(orig Polish, Prowadź swój pług przez kości umarłych)
By Olga Tokarczuk
Olga Tokarczuk’s Drive Your Plow over the Bones of the Dead is by far one of the most bizarre reads I have lately indulged myself in. Billed as, for lack of a better way of putting it, a rather oddball murder/suspense mystery, I had turned to it unknowingly, as my relief for reading too many fiction manuscripts. What I must read is a good whodunit, I thought.
This book, however, is by far not so much focussed about the who but upon the whacked out world of the loopy but spirited narrator who proposes, when her neighbors are found successively offed, that animals were the murderer(s).
Mind, the author is a Nobel Prize winner via her novel, The Books of Jacob. A rather long and extensively researched book, The Books of Jacob begins with an exploration of Jacob Frank, who, in 18th century Poland (to be precise ) claimed to be a reincarnation of Sabbatai Zevi, a Jew living in what is now Turkey during the days of the Ottoman empire, who declared himself the Messiah and founded a sect based upon this declaration. Zevi later converted to Islam. Frank, however,
pushed its heresies so far they arrived at Christianity, complete with a Trinitarian God and a cult of the Cross. In 1759, Frank led thousands of his followers into Polish Catholic churches to be voluntarily baptized, a mass conversion that stunned the Jewish world.
NYTimes, Feb. 2, 2022
That same Times article goes on to refer to Drive your Plow and its author as follows,

As an artist, Tokarczuk comes not to demystify but to deepen the mysteries. Her 2009 novel ‘Drive Your Plow Over the Bones of the Dead,’ a sort of ecofeminist murder mystery, made it clear that Tokarczuk’s fiction occupies a liminal zone where the natural merges with the supernatural.
(ibid)
Indeed. Drive Your Plow won the Man Booker Prize of 2018, and was made into a film, Spoor, in 2017, and even later into a London stage play, Complicité (2023). While I have read only the English translation, ably done by Antonia Lloyd-Jones, and peppered with quotes from William Blake, the language still sings, translation or no.[1] The aforementioned wacko narrator is an elderly woman living in what to all intents and purposes is a rather godforsaken corner of eastern Poland near Czechoslovakia, and, again as noted, a narrator whose neighbors begin to be found lying in distorted positions and dead as doornails, with tracks (as opposed to footprints) surrounding the corpses. When not petitioning the police to consider various animals as the murderers, she turns to astrological interpretations to convince herself and, then, the authorities.

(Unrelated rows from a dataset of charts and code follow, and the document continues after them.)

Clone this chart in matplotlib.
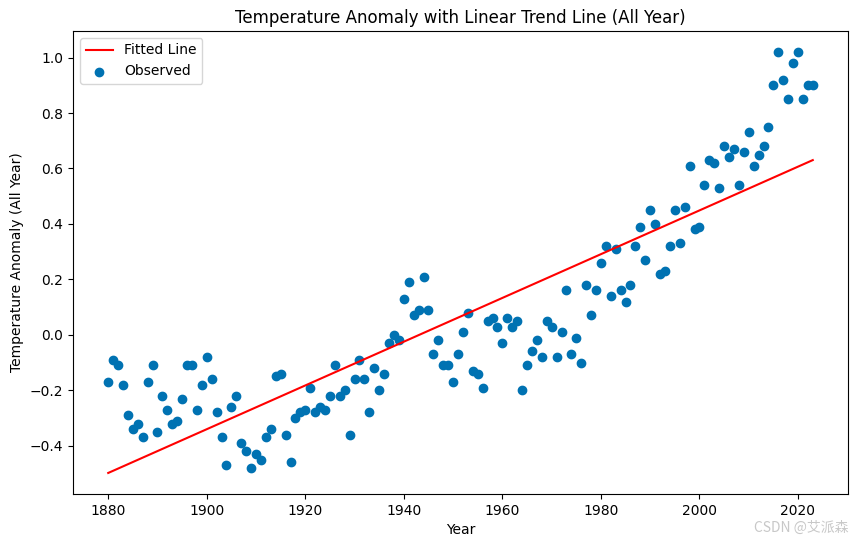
import numpy as np
import matplotlib
matplotlib.use("Agg")
import matplotlib.pyplot as plt

years = list(range(1880, 2024))
anomaly = [
    -0.17, -0.09, -0.11, -0.18, -0.29, -0.34, -0.32, -0.37, -0.17, -0.11,
    -0.35, -0.22, -0.27, -0.32, -0.31, -0.23, -0.11, -0.11, -0.27, -0.18,
    -0.08, -0.16, -0.28, -0.37, -0.47, -0.26, -0.22, -0.39, -0.42, -0.48,
    -0.43, -0.45, -0.37, -0.34, -0.15, -0.14, -0.36, -0.46, -0.30, -0.28,
    -0.27, -0.19, -0.28, -0.26, -0.27, -0.22, -0.11, -0.22, -0.20, -0.36,
    -0.16, -0.09, -0.16, -0.28, -0.12, -0.20, -0.14, -0.03, 0.00, -0.02,
    0.13, 0.19, 0.07, 0.09, 0.21, 0.09, -0.07, -0.02, -0.11, -0.11,
    -0.17, -0.07, 0.01, 0.08, -0.13, -0.14, -0.19, 0.05, 0.06, 0.03,
    -0.03, 0.06, 0.03, 0.05, -0.20, -0.11, -0.06, -0.02, -0.08, 0.05,
    0.03, -0.08, 0.01, 0.16, -0.07, -0.01, -0.10, 0.18, 0.07, 0.16,
    0.26, 0.32, 0.14, 0.31, 0.16, 0.12, 0.18, 0.32, 0.39, 0.27,
    0.45, 0.40, 0.22, 0.23, 0.32, 0.45, 0.33, 0.46, 0.61, 0.38,
    0.39, 0.54, 0.63, 0.62, 0.53, 0.68, 0.64, 0.67, 0.54, 0.66,
    0.73, 0.61, 0.65, 0.68, 0.75, 0.90, 1.02, 0.92, 0.85, 0.98,
    1.02, 0.85, 0.90, 0.90,
]

x = np.array(years, dtype=float)
y = np.array(anomaly)
slope, intercept = np.polyfit(x, y, 1)
fit = slope * x + intercept

W, H = 858, 545
fig = plt.figure(figsize=(W / 100, H / 100), dpi=100)
ax = fig.add_axes([73 / W, (H - 494) / H, (848 - 73) / W, (494 - 31) / H])
ax.plot(x, fit, color="red", label="Fitted Line")
ax.scatter(x, y, color="#0072B2", label="Observed")
ax.set_title("Temperature Anomaly with Linear Trend Line (All Year)")
ax.set_xlabel("Year")
ax.set_ylabel("Temperature Anomaly (All Year)")
ax.legend(loc="upper left")

fig.text(848 / W, 0.018, "CSDN @艾派森", ha="right", va="bottom", fontsize=10,
         color="#c8c8c8", family=["Noto Sans CJK SC", "DejaVu Sans"])

fig.savefig("out.png", dpi=100)
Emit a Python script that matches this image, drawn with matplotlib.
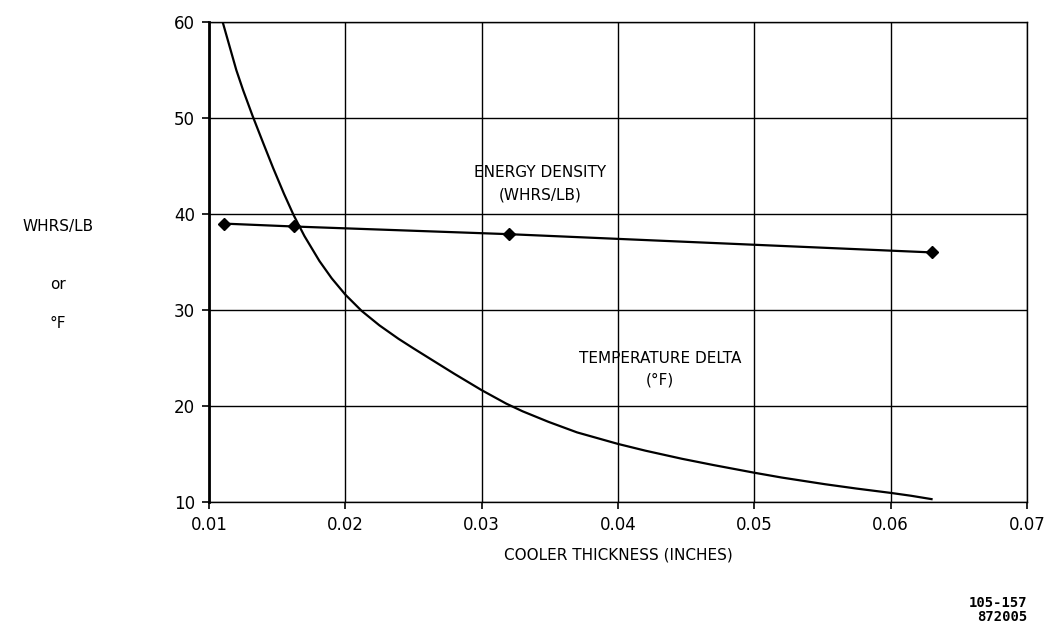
import matplotlib
matplotlib.use('Agg')
import matplotlib.pyplot as plt

# energy density (whrs/lb) vs cooler thickness
thickness_ed = [0.0111, 0.0162, 0.0320, 0.0630]
energy_density = [39.0, 38.7, 37.9, 36.0]

# temperature delta curve
thickness_td = [0.0110, 0.0115, 0.0120, 0.0125, 0.0132, 0.0140, 0.0147, 0.0155,
                0.0162, 0.0170, 0.0181, 0.0190, 0.0200, 0.0212, 0.0225, 0.0239,
                0.0250, 0.0263, 0.0280, 0.0300, 0.0318, 0.0330, 0.0349, 0.0370,
                0.0400, 0.0420, 0.0447, 0.0470, 0.0500, 0.0520, 0.0552, 0.0575,
                0.0600, 0.0615, 0.0630]
temp_delta = [60.0, 57.5, 55.0, 52.9, 50.2, 47.3, 44.8, 42.1,
              39.9, 37.7, 35.1, 33.3, 31.6, 29.9, 28.4, 27.0,
              26.0, 24.85, 23.35, 21.65, 20.25, 19.45, 18.35, 17.25,
              16.05, 15.35, 14.5, 13.85, 13.05, 12.55, 11.85, 11.4,
              10.95, 10.65, 10.3]

x_ticks = [0.01, 0.02, 0.03, 0.04, 0.05, 0.06, 0.07]
x_tick_labels = ['0.01', '0.02', '0.03', '0.04', '0.05', '0.06', '0.07']
y_ticks = [10, 20, 30, 40, 50, 60]

fig = plt.figure(figsize=(10.52, 6.29), dpi=100)
ax = fig.add_axes([0.1987, 0.2019, 0.7775, 0.7631])

ax.plot(thickness_td, temp_delta, color='black', linewidth=1.6)
ax.plot(thickness_ed, energy_density, color='black', linewidth=1.6,
        marker='D', markersize=6)

ax.set_xlim(0.01, 0.07)
ax.set_ylim(10, 60)
ax.set_xticks(x_ticks)
ax.set_xticklabels(x_tick_labels)
ax.set_yticks(y_ticks)
ax.grid(True, color='black', linewidth=1.0)
for s in ax.spines.values():
    s.set_linewidth(1.0)
ax.spines['left'].set_linewidth(2.0)
ax.tick_params(axis='both', direction='out', length=5, width=1.2,
               labelsize=12, pad=5)

ax.set_xlabel('COOLER THICKNESS (INCHES)', fontsize=11, labelpad=10)

ax.text(0.0343, 41.2, 'ENERGY DENSITY\n(WHRS/LB)', ha='center', va='bottom',
        fontsize=11, linespacing=1.6)
ax.text(0.0431, 21.9, 'TEMPERATURE DELTA\n(°F)', ha='center', va='bottom',
        fontsize=11, linespacing=1.6)

fig.text(0.055, 0.640, 'WHRS/LB', ha='center', va='center', fontsize=11)
fig.text(0.055, 0.548, 'or', ha='center', va='center', fontsize=11)
fig.text(0.055, 0.486, '°F', ha='center', va='center', fontsize=11)

fig.text(0.977, 0.008, '105-157\n872005', ha='right', va='bottom',
         fontsize=10, family='DejaVu Sans Mono', fontweight='bold',
         linespacing=1.0)

fig.savefig('out.png', dpi=100)
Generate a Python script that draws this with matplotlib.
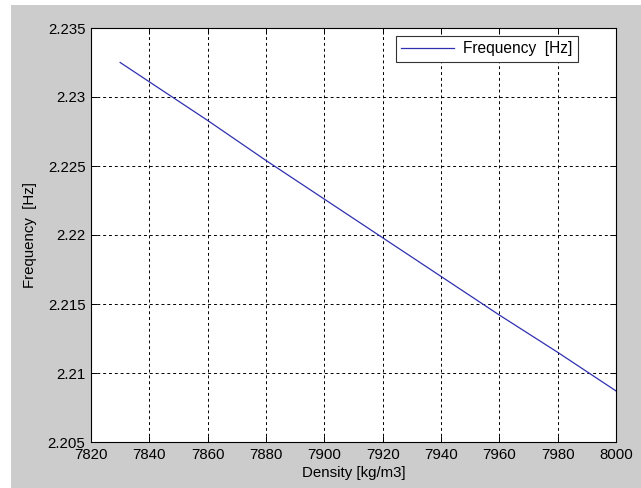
import matplotlib.pyplot as plt
from matplotlib.patches import Rectangle
from matplotlib.ticker import FixedLocator, FixedFormatter

# values
density = [7830, 7840, 7860, 7880, 7900, 7920, 7940, 7960, 7980, 8000]
frequency = [2.2325, 2.2311, 2.2283, 2.2254, 2.2226, 2.2198, 2.2170, 2.2142, 2.2115, 2.2087]

x_ticks = [7820, 7840, 7860, 7880, 7900, 7920, 7940, 7960, 7980, 8000]
y_ticks = [2.205, 2.21, 2.215, 2.22, 2.225, 2.23, 2.235]
y_tick_labels = ["2.205", "2.21", "2.215", "2.22", "2.225", "2.23", "2.235"]

plt.rcParams['font.family'] = ['Liberation Sans', 'DejaVu Sans']

W, H = 641, 488
fig = plt.figure(figsize=(W / 100, H / 100), dpi=100, facecolor='white')
# gray MATLAB-style figure area with a thin white margin
fig.patches.append(Rectangle((11 / W, 0), 1 - 11 / W, 1 - 5 / H,
                             transform=fig.transFigure, facecolor='#cccccc',
                             edgecolor='none', zorder=-10))

ax = fig.add_axes([91 / W, 46 / H, 525 / W, 414 / H])
ax.set_facecolor('white')

ax.plot(density, frequency, color='#3030b0', linewidth=0.9, label='Frequency  [Hz]')

ax.set_xlim(7820, 8000)
ax.set_ylim(2.205, 2.235)
ax.xaxis.set_major_locator(FixedLocator(x_ticks))
ax.yaxis.set_major_locator(FixedLocator(y_ticks))
ax.yaxis.set_major_formatter(FixedFormatter(y_tick_labels))

ax.tick_params(direction='in', top=True, right=True, length=4, width=0.7,
               labelsize=10.8, pad=4, colors='black')
for s in ax.spines.values():
    s.set_linewidth(0.8)
    s.set_color('black')

ax.grid(True, color='black', linestyle=(0, (3, 3)), linewidth=0.7)

ax.set_xlabel('Density [kg/m3]', fontsize=10.8, labelpad=3)
ax.set_ylabel('Frequency  [Hz]', fontsize=10.8, labelpad=8)

leg = ax.legend(loc='upper right', bbox_to_anchor=(578 / W, 1 - 36 / H),
                bbox_transform=fig.transFigure, borderaxespad=0,
                fancybox=False, framealpha=1, edgecolor='#333333',
                fontsize=11.2, handlelength=3.4, handletextpad=0.6,
                borderpad=0.35)
leg.get_frame().set_linewidth(0.8)

fig.savefig('out.png', dpi=100, facecolor=fig.get_facecolor())
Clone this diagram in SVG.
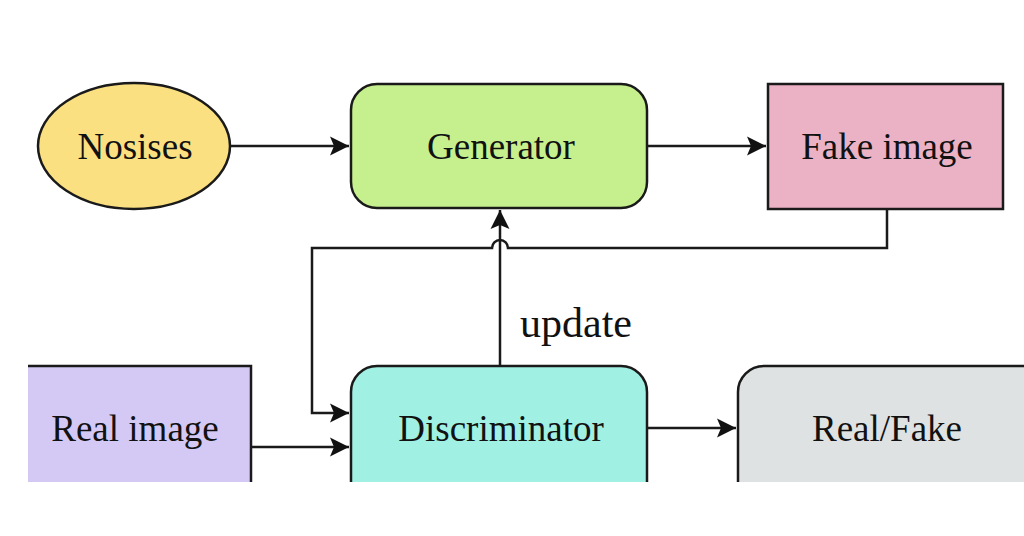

Thankfully, we are not expected to believe the astrology, nor for that matter, the notion of animal perps—the former as a serious ‘discipline’, frankly, I find hogwash—but the writing and the way Tokarczuk fashions her tale are riveting and idiosyncratically make their point. And it is notable that Janina, the main character, is a positive characterisation of a spunky little old lady.
Worth a try and definitely worth a summer read.
— Bronwyn Mills
[1] Also translated into peninsular Spanish, the book’s title in Spanish is Sobre Los Huesos de Los Muertos.
Wikipedia describes Olga Tokarczuk as: “A flamboyantly dreadlocked vegetarian feminist, she lives with her translator partner and their dogs in a rural area of Lower Silesia that only became part of Poland after the second world war.” And The Guardian review cites her as ” An outspoken feminist and public intellectual, [who] has been castigated as a targowiczanin: an ancient term for a traitor.”